What the Bible Says About the Christian's Future

"Heaven is never in fact used in the Bible for the destination of the dying...The reading of 1 Corinthians 15 at funerals reinforces the impression that this chapter is about the moment of death: in fact it revolves around two points, `the third day' and `the last day."' So wrote a former learned professor of NT at Cambridge. A massive propaganda, reinforced from early childhood and regularly in funeral sermons, has deprived Christians of a biblical view of the Christian destiny -- which is to rule with Yeshua the Messiah in a renewed earth, when Yeshua returns (Rev. 5:10; Matt. 5:5). Why be in heaven when the Messiah won't be there? He is coming back to the earth (Acts 1:11).

It is a joy to quote the contemporary Bishop of Durham whose books on the New Testament are being read worldwide: Professor N.T. Wright is reflecting on Ephesians 1:11-14 in his commentary on that book:

"But what is this new promised land? What is the promised inheritance? The standard Christian answer for many years and in many traditions has been: `Heaven.' Heaven, it has been thought, is the place to which we are going. Great books like John Bunyan's Pilgrim's Progress have been written in which the happy ending, rather than an inheritance suddenly received from a relative, is the hero reaching the end of this worldly life and going off to share the life of heaven. But that isn't what Paul says, here or elsewhere.

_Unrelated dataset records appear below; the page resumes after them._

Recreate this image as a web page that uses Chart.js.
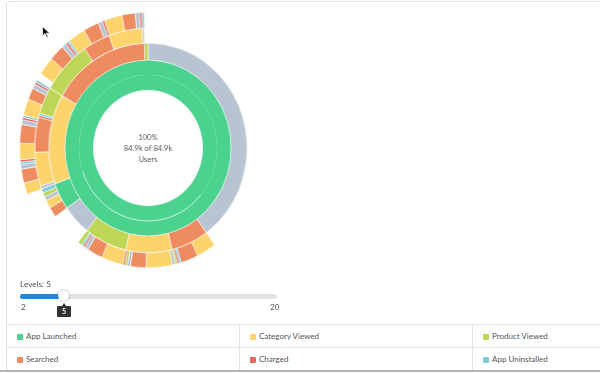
<!DOCTYPE html>
<html><head><meta charset="utf-8">
<script src="https://cdn.jsdelivr.net/npm/chart.js@4.4.1/dist/chart.umd.min.js"></script>
<style>
html,body{margin:0;padding:0;background:#fff;width:600px;height:373px;overflow:hidden;font-family:Lato,"Open Sans",sans-serif;color:#555;}
#panel{position:absolute;left:6px;top:1px;width:600px;height:370px;border:1px solid #e3e3e3;border-radius:3px;box-sizing:border-box;}
#bottomLine{position:absolute;left:0;top:370px;width:600px;height:2px;background:#b4b4b4;}
#chartBox{position:absolute;left:12px;top:12px;width:272px;height:272px;transform:scaleX(0.946);transform-origin:50% 50%;}
#levels{position:absolute;left:20px;top:279px;font-size:8.2px;}
#track{position:absolute;left:20px;top:294px;width:257px;height:5px;border-radius:3px;background:#e2e2e2;}
#fill{position:absolute;left:20px;top:294px;width:44px;height:5px;border-radius:3px;background:#1d87e4;}
#knob{position:absolute;left:58px;top:290px;width:11px;height:11px;border-radius:50%;background:#fff;box-shadow:0 0 2px rgba(0,0,0,.45);}
#min{position:absolute;left:21px;top:302px;font-size:8px;}
#max{position:absolute;left:270px;top:302px;font-size:8px;}
#tip{position:absolute;left:57px;top:306px;width:14px;height:11px;background:#333;color:#fff;font-size:7px;font-weight:bold;text-align:center;line-height:11px;border-radius:1px;}
#tip:before{content:"";position:absolute;left:5px;top:-3px;border-left:2px solid transparent;border-right:2px solid transparent;border-bottom:3px solid #333;}
#legend{position:absolute;left:7px;top:324px;width:593px;height:46px;border-top:1px solid #e3e3e3;}
.cell{position:absolute;height:23px;box-sizing:border-box;font-size:8px;line-height:23px;}
.cell span{display:inline-block;width:6px;height:6px;margin:0 3px 0 10px;vertical-align:-0.5px;border-radius:1px;}
#cursor{position:absolute;left:42px;top:26px;}
</style></head>
<body>
<div id="panel"></div>
<div id="chartBox"><canvas id="c"></canvas></div>
<svg id="cursor" width="9" height="13" viewBox="0 0 9 13"><path d="M0.5 0.5 L0.5 10 L3 7.6 L4.8 11.8 L6.2 11.2 L4.4 7.2 L7.8 7.2 Z" fill="#111" stroke="#fff" stroke-width="0.8"/></svg>
<div id="levels">Levels: 5</div>
<div id="track"></div><div id="fill"></div><div id="knob"></div>
<div id="min">2</div><div id="max">20</div>
<div id="tip">5</div>
<div id="legend"></div>
<div id="bottomLine"></div>
<script>
// ---- data (thousands of users, clockwise from 12 o'clock) ----
const eventNames = ['App Launched','Category Viewed','Product Viewed','Searched','Charged','App Uninstalled'];
const eventColors = ['#4bd28e','#fdd36b','#bdd655','#ee8c60','#e6675f','#7fcbd8'];
const dropColor = '#b8c4d2';
const centerLines = ['100%','84.9k of 84.9k','Users'];
const sliderMin = 2, sliderMax = 20, sliderValue = 5;

const level1Events = ['AL'];
const level1Users  = [84.9];

const level2Events = ['AL'];
const level2Users  = [84.9];

const level3Events = ['DROP','SE','CV','PV','DROP','AL','CV','SE','PV'];
const level3Users  = [33.96,5.19,6.37,5.90,4.01,3.54,11.79,13.68,0.47];

const level4Events = ['NONE','CV','SE','AU','CH','PV','DROP','CV','SE','DROP','PV','CH','CV','SE','DROP','CH','AU','PV','NONE','SE','CV','DROP','PV','AU','DROP','CV','SE','CH','AU','PV','PV','SE','CV','DROP','NONE'];
const level4Users  = [33.96,2.36,2.12,0.24,0.24,0.24,0.35,3.18,1.89,0.35,0.35,0.24,2.59,1.89,0.47,0.24,0.24,0.47,4.01,1.18,0.94,0.47,0.47,0.47,0.35,3.89,4.01,0.24,0.24,3.07,6.13,3.30,4.01,0.24,0.47];

const level5Events = ['NONE','CV','SE','DROP','AU','CH','CV','SE','DROP','CH','AU','CV','SE','DROP','CH','AU','NONE','CV','SE','DROP','CH','AU','CV','SE','DROP','CH','CV','SE','DROP','CH','AU','NONE'];
const level5Users  = [58.96,1.18,1.42,0.47,0.24,0.24,1.65,1.89,0.47,0.24,0.24,1.65,1.18,0.47,0.24,0.24,0.71,1.89,1.65,0.47,0.24,0.24,1.89,1.65,0.47,0.24,1.89,1.42,0.47,0.24,0.24,0.41];

// ---- rendering ----
const codeIndex = {AL:0,CV:1,PV:2,SE:3,CH:4,AU:5};
function colorOf(code){
  if(code==='NONE') return 'rgba(0,0,0,0)';
  if(code==='DROP') return dropColor;
  return eventColors[codeIndex[code]];
}
function ring(events, users, weight, bw){
  return {
    data: users,
    backgroundColor: events.map(colorOf),
    borderColor: '#ffffff',
    borderWidth: events.map(e => e==='NONE' ? 0 : bw),
    borderAlign: 'center',
    weight: weight
  };
}
const rings = [
  ring(level5Events, level5Users, 16, 0.6),
  ring(level4Events, level4Users, 15, 0.6),
  ring(level3Events, level3Users, 17, 0.6),
  ring(level2Events, level2Users, 15, 0),
  ring(level1Events, level1Users, 15, 0)
];

// faint separator between the two inner rings (lower half) + center label
const ringDecor = {
  id:'ringDecor',
  afterDatasetsDraw(chart){
    const inner = chart.getDatasetMeta(4).data[0];
    const ctx = chart.ctx;
    ctx.save();
    ctx.strokeStyle = 'rgba(255,255,255,0.9)';
    ctx.lineWidth = 0.7;
    ctx.beginPath();
    ctx.arc(inner.x, inner.y, inner.outerRadius, Math.PI*40/180, Math.PI*161/180);
    ctx.stroke();
    ctx.restore();
  },
  afterDraw(chart){
    const arc = chart.getDatasetMeta(0).data[0];
    const ctx = chart.ctx;
    ctx.save();
    ctx.fillStyle = '#555';
    ctx.font = '8px Lato, "Open Sans", sans-serif';
    ctx.textAlign = 'center';
    ctx.textBaseline = 'middle';
    ctx.fillText(centerLines[0], arc.x, arc.y - 11);
    ctx.fillText(centerLines[1], arc.x, arc.y);
    ctx.fillText(centerLines[2], arc.x, arc.y + 11);
    ctx.restore();
  }
};

new Chart(document.getElementById('c'), {
  type: 'doughnut',
  data: { datasets: rings },
  options: {
    responsive: true,
    maintainAspectRatio: false,
    animation: false,
    events: [],
    cutout: 58,
    rotation: 0,
    layout: { padding: 0 },
    plugins: { legend: {display:false}, tooltip: {enabled:false} }
  },
  plugins: [ringDecor]
});

// legend grid
const lg = document.getElementById('legend');
const colX = [0, 233, 466], colW = [233, 233, 127];
eventNames.forEach((name, i) => {
  const r = Math.floor(i/3), c = i%3;
  const d = document.createElement('div');
  d.className = 'cell';
  d.style.left = colX[c] + 'px';
  d.style.top = (r*23) + 'px';
  d.style.width = colW[c] + 'px';
  d.style.borderBottom = r===0 ? '1px solid #e3e3e3' : 'none';
  d.style.borderRight = c<2 ? '1px solid #e3e3e3' : 'none';
  d.innerHTML = '<span style="background:'+eventColors[i]+'"></span>' + name;
  lg.appendChild(d);
});
document.getElementById('levels').textContent = 'Levels: ' + sliderValue;
document.getElementById('tip').textContent = sliderValue;
document.getElementById('min').textContent = sliderMin;
document.getElementById('max').textContent = sliderMax;
</script>
</body></html>
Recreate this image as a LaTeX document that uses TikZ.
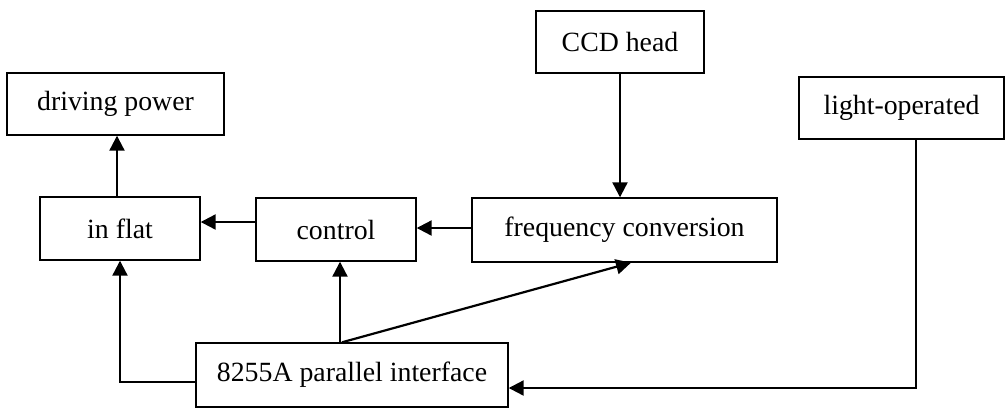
\documentclass[tikz,border=0pt]{standalone}
\usepackage{fontspec}
\setmainfont{Liberation Serif}
\usetikzlibrary{arrows.meta}
\begin{document}
\begin{tikzpicture}[x=0.5pt,y=-0.5pt,
  blk/.style={draw,line width=0.7pt,inner sep=0pt,font=\fontsize{13.9}{16}\selectfont},
  arr/.style={line width=1.1pt,-{Triangle[length=7.5pt,width=7.5pt]}},
  ln/.style={line width=1.1pt}]
\useasboundingbox (0,0) rectangle (1006,408);
\node[blk,minimum width=217*0.5pt,minimum height=62*0.5pt] (dp) at (115.5,104) {driving power};
\node[blk,minimum width=168*0.5pt,minimum height=62*0.5pt] (ccd) at (620,42) {CCD head};
\node[blk,minimum width=205*0.5pt,minimum height=62*0.5pt] (lo) at (901.5,108) {light-operated};
\node[blk,minimum width=160*0.5pt,minimum height=63*0.5pt] (inflat) at (120,228.5) {in flat};
\node[blk,minimum width=160*0.5pt,minimum height=63*0.5pt] (ctrl) at (336,229.5) {control};
\node[blk,minimum width=305*0.5pt,minimum height=64*0.5pt] (fc) at (624.5,230) {frequency conversion};
\node[blk,minimum width=312*0.5pt,minimum height=64*0.5pt] (ppi) at (352,375) {8255A parallel interface};
\coordinate (c1) at (117,0);
\coordinate (c2) at (0,222);
\coordinate (c3) at (0,228);
\coordinate (c4) at (340,0);
\coordinate (c5) at (342,0);
\coordinate (c6) at (631,0);
\coordinate (c7) at (0,382);
\coordinate (c8) at (916,388);
\draw[arr] (inflat.north -| c1) -- (dp.south -| c1);
\draw[arr] (ctrl.west |- c2) -- (inflat.east |- c2);
\draw[arr] (fc.west |- c3) -- (ctrl.east |- c3);
\draw[arr] (ccd.south) -- (fc.north -| ccd.south);
\draw[arr] (ppi.north -| c4) -- (ctrl.south -| c4);
\draw[arr] (ppi.north -| c5) -- (fc.south -| c6);
\draw[arr] (ppi.west |- c7) -| (inflat.south);
\draw[arr] (lo.south -| c8) |- (ppi.east |- c8);
\end{tikzpicture}
\end{document}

"The inheritance he has in mind, so it appears from the present passage and the whole chapter, is the whole world, when it's been renewed by a fresh act of God's power and love. Paul has already said in verse 10 that God's plan in the Messiah is to sum up everything in heaven and earth. God, after all, is the creator; He has no interest in leaving earth to rot and making do for all eternity with only one half of the original creation. God intends to flood the whole cosmos, heaven and earth together, with his presence and grace, and when that happens the new world that results, in which Jesus himself will be the central figure, is to be the `inheritance' for which Jesus' people are longing.

"At the moment, therefore, the people who in this life have come to know and trust God in Jesus are to be the signs to the rest of the world that this glorious future is on the way. Equally, the sign that they themselves have received which guarantees them their future is the holy spirit. The spirit is to Christians and the church what the cloud and fire were in the wilderness: the powerful personal presence of the living God, holy and not to be taken lightly, leading and guiding the often muddled and rebellious people to their inheritance.

"But the spirit is more than just a leader and guide. The spirit is actually part of the promised inheritance, because the spirit is God's own presence, which in the new world will be fully and personally with us forever...The spirit marks us out, stamps us with God's official seal, as the people in the present who are guaranteed to inherit God's new world."

Why not stop talking of "heaven" and start speaking rather of the coming Kingdom?